Entries with chart source code:
** begin **

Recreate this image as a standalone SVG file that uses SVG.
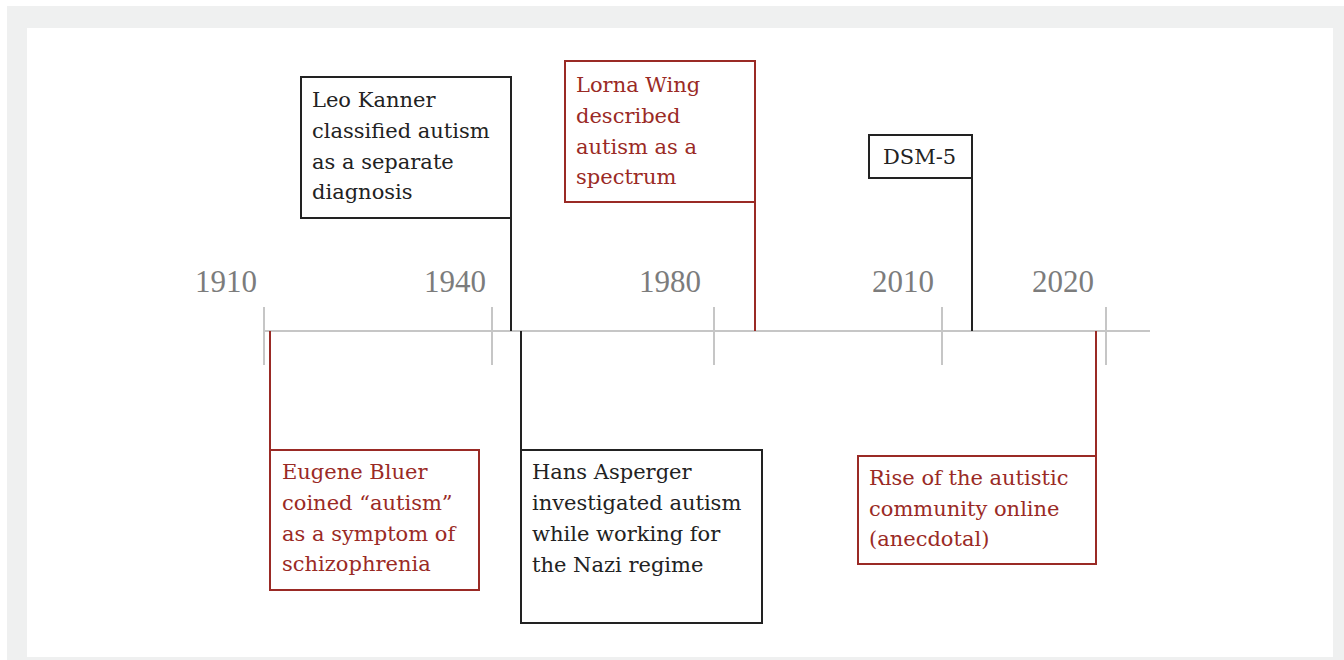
<svg xmlns="http://www.w3.org/2000/svg" width="1344" height="660" viewBox="0 0 1344 660">
<style>
.box{fill:#fff;stroke-width:2}
.blk{stroke:#222}
.red{stroke:#9a2a25}
.t{font-family:"DejaVu Serif",serif;font-size:21px}
.tb{fill:#222}
.tr{fill:#9a2a25}
.yr{font-family:"Liberation Serif",serif;font-size:31px;fill:#7c7c7c;text-anchor:middle}
.ax{stroke:#c6c6c6;stroke-width:2;fill:none}
.cn{fill:none;stroke-width:2}
</style>
<rect x="0" y="0" width="1344" height="660" fill="#fff"/>
<rect x="7" y="6" width="1337" height="654" fill="#eff0f0"/>
<rect x="27" y="28" width="1306" height="629" fill="#fff"/>
<g id="axis">
<line class="ax" x1="264" y1="331" x2="1150" y2="331"/>
<line class="ax" x1="264" y1="307" x2="264" y2="365"/>
<line class="ax" x1="492" y1="307" x2="492" y2="365"/>
<line class="ax" x1="714" y1="307" x2="714" y2="365"/>
<line class="ax" x1="942" y1="307" x2="942" y2="365"/>
<line class="ax" x1="1106" y1="307" x2="1106" y2="365"/>
<text class="yr" x="226" y="292">1910</text>
<text class="yr" x="455" y="292">1940</text>
<text class="yr" x="670" y="292">1980</text>
<text class="yr" x="903" y="292">2010</text>
<text class="yr" x="1063" y="292">2020</text>
</g>
<g id="connectors">
<line class="cn blk" x1="511" y1="218" x2="511" y2="331"/>
<line class="cn red" x1="755" y1="202" x2="755" y2="331"/>
<line class="cn blk" x1="972" y1="178" x2="972" y2="331"/>
<line class="cn red" x1="270" y1="331" x2="270" y2="450"/>
<line class="cn blk" x1="521" y1="331" x2="521" y2="450"/>
<line class="cn red" x1="1096" y1="331" x2="1096" y2="456"/>
</g>
<g id="kanner">
<rect class="box blk" x="301" y="77" width="210" height="141"/>
<text class="t tb" x="312"><tspan x="312" y="107">Leo Kanner</tspan><tspan x="312" y="138">classified autism</tspan><tspan x="312" y="169">as a separate</tspan><tspan x="312" y="199">diagnosis</tspan></text>
</g>
<g id="wing">
<rect class="box red" x="565" y="61" width="190" height="141"/>
<text class="t tr"><tspan x="576" y="92">Lorna Wing</tspan><tspan x="576" y="123">described</tspan><tspan x="576" y="154">autism as a</tspan><tspan x="576" y="184">spectrum</tspan></text>
</g>
<g id="dsm5">
<rect class="box blk" x="869" y="135" width="103" height="43"/>
<text class="t tb" x="883" y="164">DSM-5</text>
</g>
<g id="bleuler">
<rect class="box red" x="270" y="450" width="209" height="140"/>
<text class="t tr"><tspan x="282" y="479">Eugene Bluer</tspan><tspan x="282" y="510">coined “autism”</tspan><tspan x="282" y="541">as a symptom of</tspan><tspan x="282" y="571">schizophrenia</tspan></text>
</g>
<g id="asperger">
<rect class="box blk" x="521" y="450" width="241" height="173"/>
<text class="t tb"><tspan x="532" y="479">Hans Asperger</tspan><tspan x="532" y="510">investigated autism</tspan><tspan x="532" y="541">while working for</tspan><tspan x="532" y="572">the Nazi regime</tspan></text>
</g>
<g id="online">
<rect class="box red" x="858" y="456" width="238" height="108"/>
<text class="t tr"><tspan x="869" y="485">Rise of the autistic</tspan><tspan x="869" y="516">community online</tspan><tspan x="869" y="546">(anecdotal)</tspan></text>
</g>
</svg>
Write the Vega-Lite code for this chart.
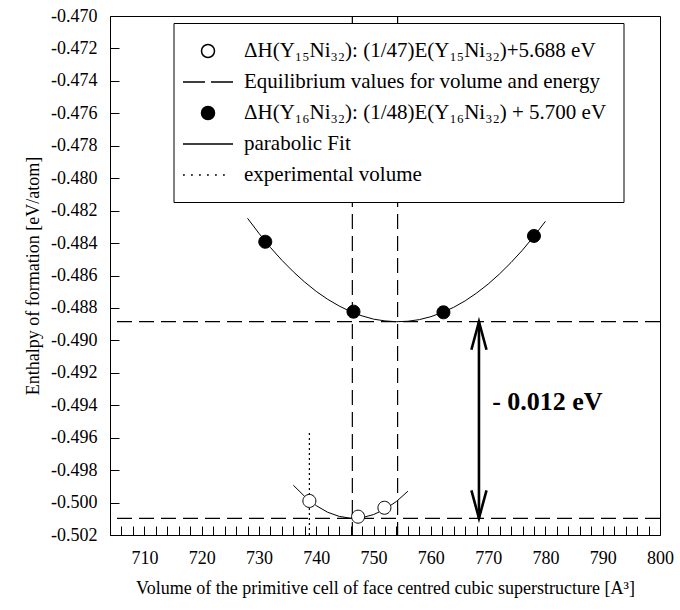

** end **

- **What the exercise asks**: Give back each entry exactly as it appears, with no pictures.

- **Output for this task**:
Recreate this image as a standalone SVG file that uses SVG.
<svg xmlns="http://www.w3.org/2000/svg" width="1344" height="660" viewBox="0 0 1344 660">
<style>
.box{fill:#fff;stroke-width:2}
.blk{stroke:#222}
.red{stroke:#9a2a25}
.t{font-family:"DejaVu Serif",serif;font-size:21px}
.tb{fill:#222}
.tr{fill:#9a2a25}
.yr{font-family:"Liberation Serif",serif;font-size:31px;fill:#7c7c7c;text-anchor:middle}
.ax{stroke:#c6c6c6;stroke-width:2;fill:none}
.cn{fill:none;stroke-width:2}
</style>
<rect x="0" y="0" width="1344" height="660" fill="#fff"/>
<rect x="7" y="6" width="1337" height="654" fill="#eff0f0"/>
<rect x="27" y="28" width="1306" height="629" fill="#fff"/>
<g id="axis">
<line class="ax" x1="264" y1="331" x2="1150" y2="331"/>
<line class="ax" x1="264" y1="307" x2="264" y2="365"/>
<line class="ax" x1="492" y1="307" x2="492" y2="365"/>
<line class="ax" x1="714" y1="307" x2="714" y2="365"/>
<line class="ax" x1="942" y1="307" x2="942" y2="365"/>
<line class="ax" x1="1106" y1="307" x2="1106" y2="365"/>
<text class="yr" x="226" y="292">1910</text>
<text class="yr" x="455" y="292">1940</text>
<text class="yr" x="670" y="292">1980</text>
<text class="yr" x="903" y="292">2010</text>
<text class="yr" x="1063" y="292">2020</text>
</g>
<g id="connectors">
<line class="cn blk" x1="511" y1="218" x2="511" y2="331"/>
<line class="cn red" x1="755" y1="202" x2="755" y2="331"/>
<line class="cn blk" x1="972" y1="178" x2="972" y2="331"/>
<line class="cn red" x1="270" y1="331" x2="270" y2="450"/>
<line class="cn blk" x1="521" y1="331" x2="521" y2="450"/>
<line class="cn red" x1="1096" y1="331" x2="1096" y2="456"/>
</g>
<g id="kanner">
<rect class="box blk" x="301" y="77" width="210" height="141"/>
<text class="t tb" x="312"><tspan x="312" y="107">Leo Kanner</tspan><tspan x="312" y="138">classified autism</tspan><tspan x="312" y="169">as a separate</tspan><tspan x="312" y="199">diagnosis</tspan></text>
</g>
<g id="wing">
<rect class="box red" x="565" y="61" width="190" height="141"/>
<text class="t tr"><tspan x="576" y="92">Lorna Wing</tspan><tspan x="576" y="123">described</tspan><tspan x="576" y="154">autism as a</tspan><tspan x="576" y="184">spectrum</tspan></text>
</g>
<g id="dsm5">
<rect class="box blk" x="869" y="135" width="103" height="43"/>
<text class="t tb" x="883" y="164">DSM-5</text>
</g>
<g id="bleuler">
<rect class="box red" x="270" y="450" width="209" height="140"/>
<text class="t tr"><tspan x="282" y="479">Eugene Bluer</tspan><tspan x="282" y="510">coined “autism”</tspan><tspan x="282" y="541">as a symptom of</tspan><tspan x="282" y="571">schizophrenia</tspan></text>
</g>
<g id="asperger">
<rect class="box blk" x="521" y="450" width="241" height="173"/>
<text class="t tb"><tspan x="532" y="479">Hans Asperger</tspan><tspan x="532" y="510">investigated autism</tspan><tspan x="532" y="541">while working for</tspan><tspan x="532" y="572">the Nazi regime</tspan></text>
</g>
<g id="online">
<rect class="box red" x="858" y="456" width="238" height="108"/>
<text class="t tr"><tspan x="869" y="485">Rise of the autistic</tspan><tspan x="869" y="516">community online</tspan><tspan x="869" y="546">(anecdotal)</tspan></text>
</g>
</svg>
Write the Vega-Lite code for this chart.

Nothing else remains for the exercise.